Metric-completion of a normed space is canonically a Banach space.

Question

I have given the following theorem

Let $X$ be a metric space, with metric completion $\bar{X}$, and $Y$ be a complete metric space. Then a uniformly continuous map $f: X \to Y$ extends uniquely to $\bar{X}$.

which I want to use to show that

the metric-completion of a normed space is canonically a Banach space.

Obviously $\bar{X}$ is complete and normed, but I do not find a way to proof that $\bar{X}$ is a normed vector space, i.e. that $(\bar{+}): \bar{X} \times \bar{X} \to \bar{X}$ is continuous in that norm.
The way to go should be to proof that $(+): X \times X \to \bar{X}$ is uniformly continuous and then use the theorem stated above, but the uniform continuity of $(+)$ is where I stuck.

Answer 1

You can't really use that result as is, simply because the domain of $+$ is not $X$, but $X \times X$. You would really need to show that $\overline{X} \times \overline{X}$ is really the closure of $X \times X$. Of course, to do that, you'd need to nominate an appropriate norm (or a metric, at least) on $X \times X$.

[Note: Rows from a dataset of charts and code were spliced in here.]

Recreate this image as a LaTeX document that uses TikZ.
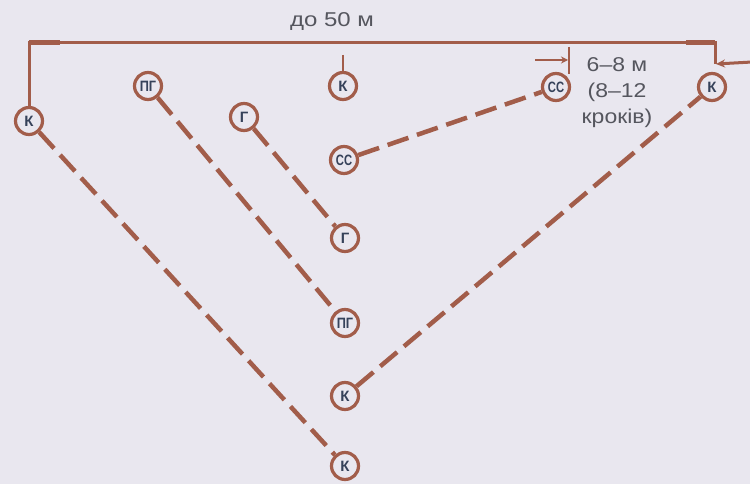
\documentclass[tikz,border=0pt]{standalone}
\usepackage{fontspec}
\setmainfont{Liberation Sans}
\usetikzlibrary{arrows.meta}
\definecolor{bg}{HTML}{E9E7EF}
\definecolor{brn}{HTML}{A25D4A}
\definecolor{txt}{HTML}{55565E}
\definecolor{ltr}{HTML}{36425A}
\tikzset{
  man/.style={circle,draw=brn,line width=3.2pt,minimum size=27pt,inner sep=0pt,
    text=ltr,font=\fontsize{15}{15}\selectfont\bfseries},
  dline/.style={draw=brn,line width=4.5pt,dash pattern=on 22pt off 9pt},
  sline/.style={draw=brn,line width=3pt},
  lbl/.style={text=txt,font=\fontsize{20}{26}\selectfont,inner sep=0pt}
}
\begin{document}
\begin{tikzpicture}[x=1pt,y=-1pt]
\useasboundingbox (0,0) rectangle (750,484);
\fill[bg] (0,0) rectangle (750,484);
% soldiers
\node[man] (kL) at (29,121) {К};
\node[man] (pg1) at (148,86) {\scalebox{0.85}[1]{ПГ}};
\node[man] (g1) at (244,117) {Г};
\node[man] (kT) at (343,86) {К};
\node[man] (cc1) at (344,160) {\scalebox{0.75}[1]{СС}};
\node[man] (g2) at (345,238) {Г};
\node[man] (pg2) at (345,323) {\scalebox{0.85}[1]{ПГ}};
\node[man] (k2) at (345,396) {К};
\node[man] (k3) at (345,466) {К};
\node[man] (cc2) at (556,87) {\scalebox{0.75}[1]{СС}};
\node[man] (kR) at (712,87) {К};
% dashed connectors
\draw[dline] (kL) -- (k3);
\draw[dline] (pg1) -- (pg2);
\draw[dline] (g1) -- (g2);
\draw[dline] (cc1) -- (cc2);
\draw[dline] (k2) -- (kR);
% top bracket
\coordinate (tl) at (kL.north |- 0,43);
\coordinate (tr) at (715,43);
\coordinate (trb) at (715,64);
\draw[sline] (kL.north) -- (tl) -- (tr) -- (trb);
\coordinate (tl2) at (60,43);
\coordinate (tr2) at (686,43);
\draw[brn,line width=5pt] (tl) -- (tl2);
\draw[brn,line width=5pt] (tr2) -- (tr);
\coordinate (ar) at (752,62);
\coordinate (arT) at (716,64);
\draw[brn,line width=3pt,-{Stealth[length=9pt,width=8pt]}] (ar) -- (arT);
% top K tick
\coordinate (kt0) at (343,55);
\draw[brn,line width=2.5pt] (kt0) -- (kT.north);
% interval mark at right CC
\coordinate (tk1) at (569,47);
\coordinate (tk2) at (569,74);
\draw[brn,line width=2.5pt] (tk1) -- (tk2);
\coordinate (ia) at (535,60);
\coordinate (ib) at (568,60);
\draw[brn,line width=2.5pt,-{Stealth[length=7pt,width=7pt]}] (ia) -- (ib);
% labels
\node[lbl] (t50) at (332,22) {\scalebox{1.2}[1]{до 50 м}};
\node[lbl,align=center] (t68) at (617,93) {\scalebox{1.15}[1]{6–8 м}\\\scalebox{1.15}[1]{(8–12}\\\scalebox{1.15}[1]{кроків)}};
\end{tikzpicture}
\end{document}
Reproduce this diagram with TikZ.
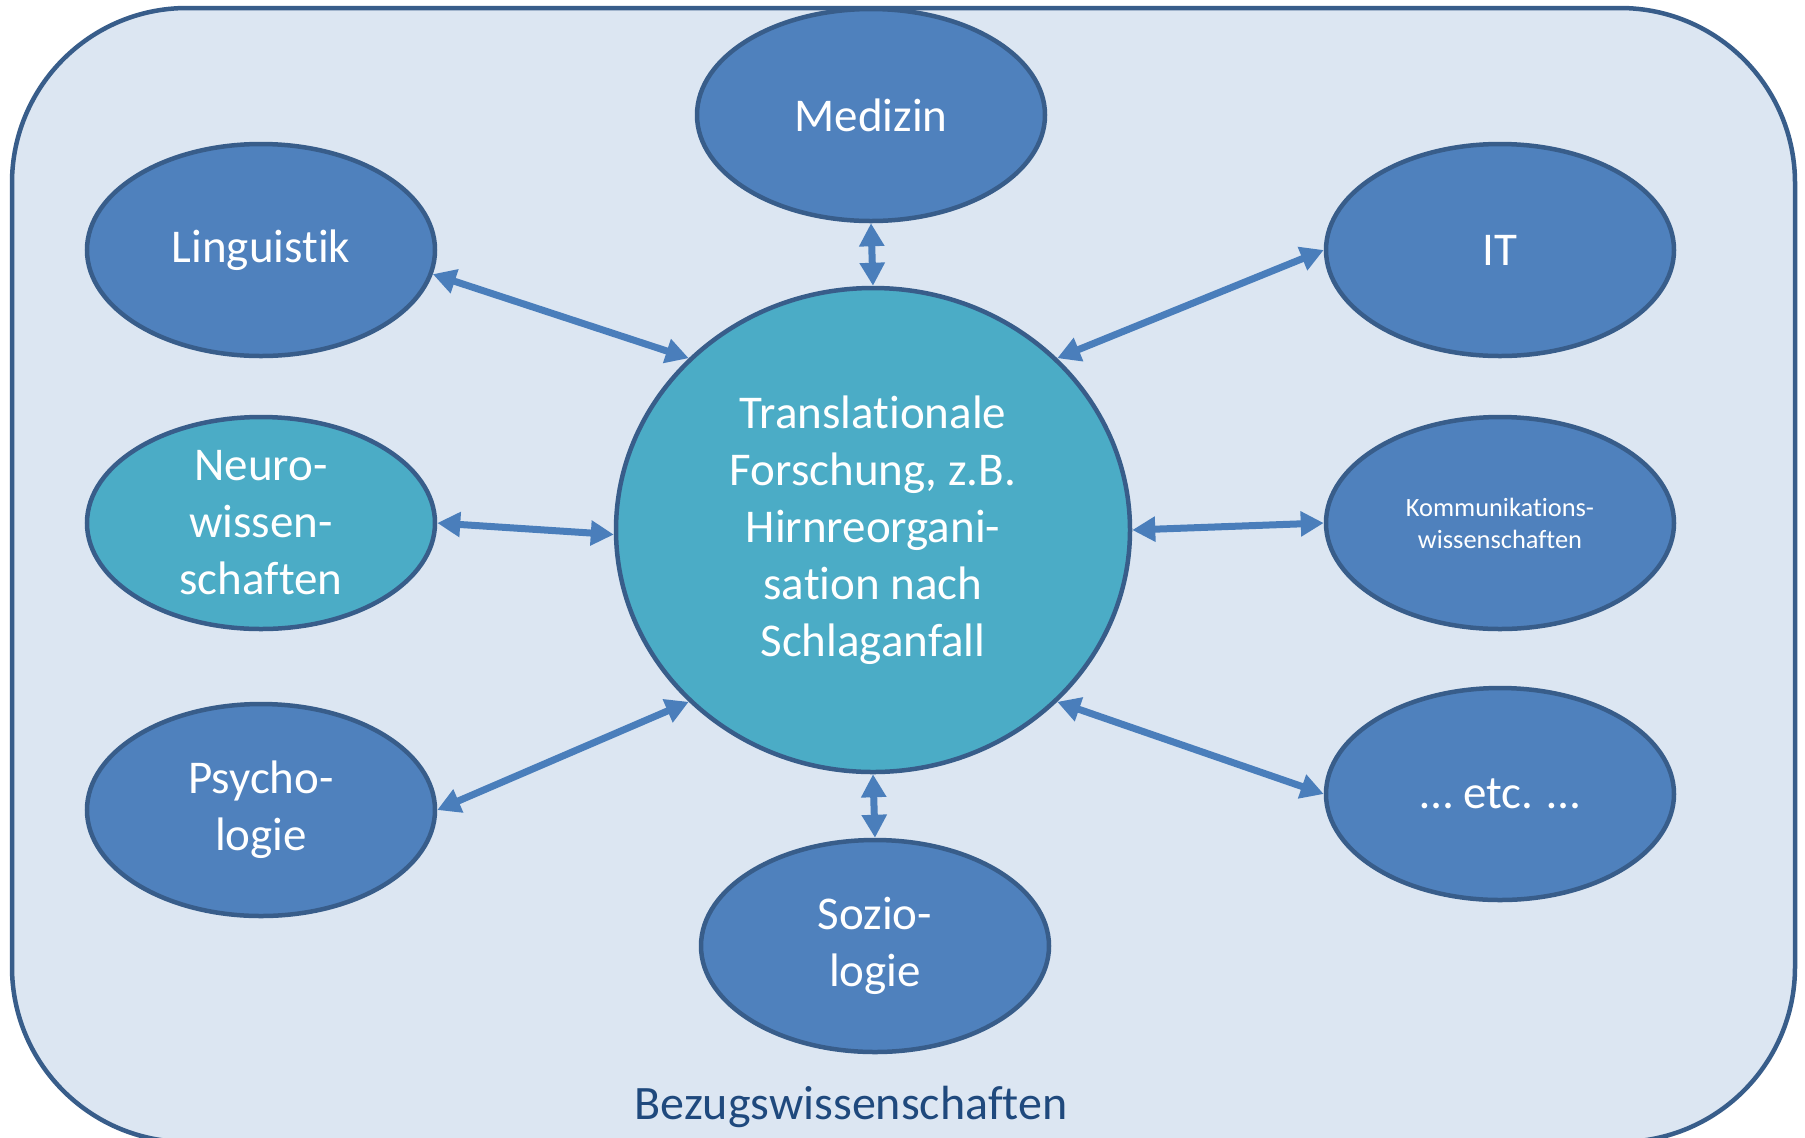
\documentclass[tikz,border=0pt]{standalone}
\usepackage{fontspec}
\setmainfont{Carlito}[RawFeature={-liga;-clig;-dlig;-calt}]
\usetikzlibrary{arrows.meta,shapes.geometric}
\definecolor{bgcol}{RGB}{220,230,242}
\definecolor{bordercol}{RGB}{56,93,138}
\definecolor{ovalfill}{RGB}{79,129,189}
\definecolor{aquafill}{RGB}{75,172,198}
\definecolor{arrowcol}{RGB}{74,126,187}
\definecolor{labelcol}{RGB}{31,73,125}
\tikzset{
  oval/.style={ellipse, draw=bordercol, line width=2.25pt, fill=ovalfill,
    minimum width=174pt, minimum height=106pt, inner xsep=0pt, inner ysep=-15pt,
    text=white, align=center, font=\fontsize{23.5}{28.5}\selectfont},
  centre/.style={ellipse, draw=bordercol, line width=2.25pt, fill=aquafill,
    minimum width=257pt, minimum height=242pt, inner sep=0pt,
    text=white, align=center, font=\fontsize{23.5}{28.5}\selectfont},
  arr/.style={{Triangle[length=11.5pt,width=12pt]}-{Triangle[length=11.5pt,width=12pt]},
    line width=3.5pt, draw=arrowcol},
  frame/.style={draw=bordercol, line width=2.25pt, fill=bgcol, rounded corners=87.5pt}
}
\begin{document}
\begin{tikzpicture}[x=0.5pt,y=-0.5pt]
\useasboundingbox (0,0) rectangle (1805,1137);
\fill[white] (0,0) rectangle (1805,1137);
\draw[frame] (12,8) rectangle (1795,1142);

\node[oval] (med) at (871,115) {Medizin};
\node[oval] (ling) at (261,250) {Linguistik};
\node[oval, fill=aquafill] (neuro) at (261,523) {Neuro-\\wissen-\\schaften};
\node[oval] (psy) at (261,810) {Psycho-\\logie};
\node[oval] (it) at (1500,250) {IT};
\node[oval, font=\fontsize{13.2}{16}\selectfont] (komm) at (1500,523) {Kommunikations-\\wissenschaften};
\node[oval] (etc) at (1500,794) {… etc. …};
\node[oval] (soz) at (875,946) {Sozio-\\logie};
\node[centre] (c) at (873,530) {Translationale\\Forschung, z.B.\\Hirnreorgani-\\sation nach\\Schlaganfall};

\node[anchor=base, text=labelcol, font=\fontsize{24}{28}\selectfont, inner sep=0pt] (bez) at (851,1119) {Bezugswissenschaften};

\draw[arr] (ling.-8) -- (c.137);
\draw[arr] (med.270) -- (c.90);
\draw[arr] (neuro.0) -- (c.181);
\draw[arr] (psy.0) -- (c.223);
\draw[arr] (it.180) -- (c.43);
\draw[arr] (komm.180) -- (c.0);
\draw[arr] (etc.180) -- (c.-43);
\draw[arr] (soz.90) -- (c.270);
\end{tikzpicture}
\end{document}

I'm not convinced that it's worth doing. Instead, recall (or prove) that the sum of Cauchy sequences is Cauchy. Note that, if $(x_n), (y_n), (z_n)$ are Cauchy sequences with $(x_n)$ and $(y_n)$ equivalent, i.e. $\|x_n - y_n\| \to 0$, then $(x_n + z_n)$ and $(y_n + z_n)$ are equivalent (pretty obviously). This gives us a well-defined $+$ operation on the completion: $[x_n] + [y_n] := [x_n + y_n]$. You can do something similar with scalar multiplication.

Next comes the legwork. You have to show that $\overline{X}$ is a vector space with respect to the two operations. That means verifying all the axioms of a vector space, bar none. It's not a subspace of a known vector space, so you can't just show closure and non-emptiness.

You can use the theorem to extend the norm of $X$ to $\overline{X}$ (note that $\|\cdot\|$ is uniformly continuous, as $|\|x\| - \|y\|| \le \|x - y\|$). You then need to prove that this is a norm, using the axioms.

To conclude completeness, simply note that the metric on $\overline{X}$ agrees with the norm metric. You know that the completion is complete, hence $\overline{X}$ will therefore be a Banach space under the given norm.

I've brushed over a lot of detail! It's too much for me to write out, but none of it is tricky. In fact, most of it follows directly from $X$ being a vector space.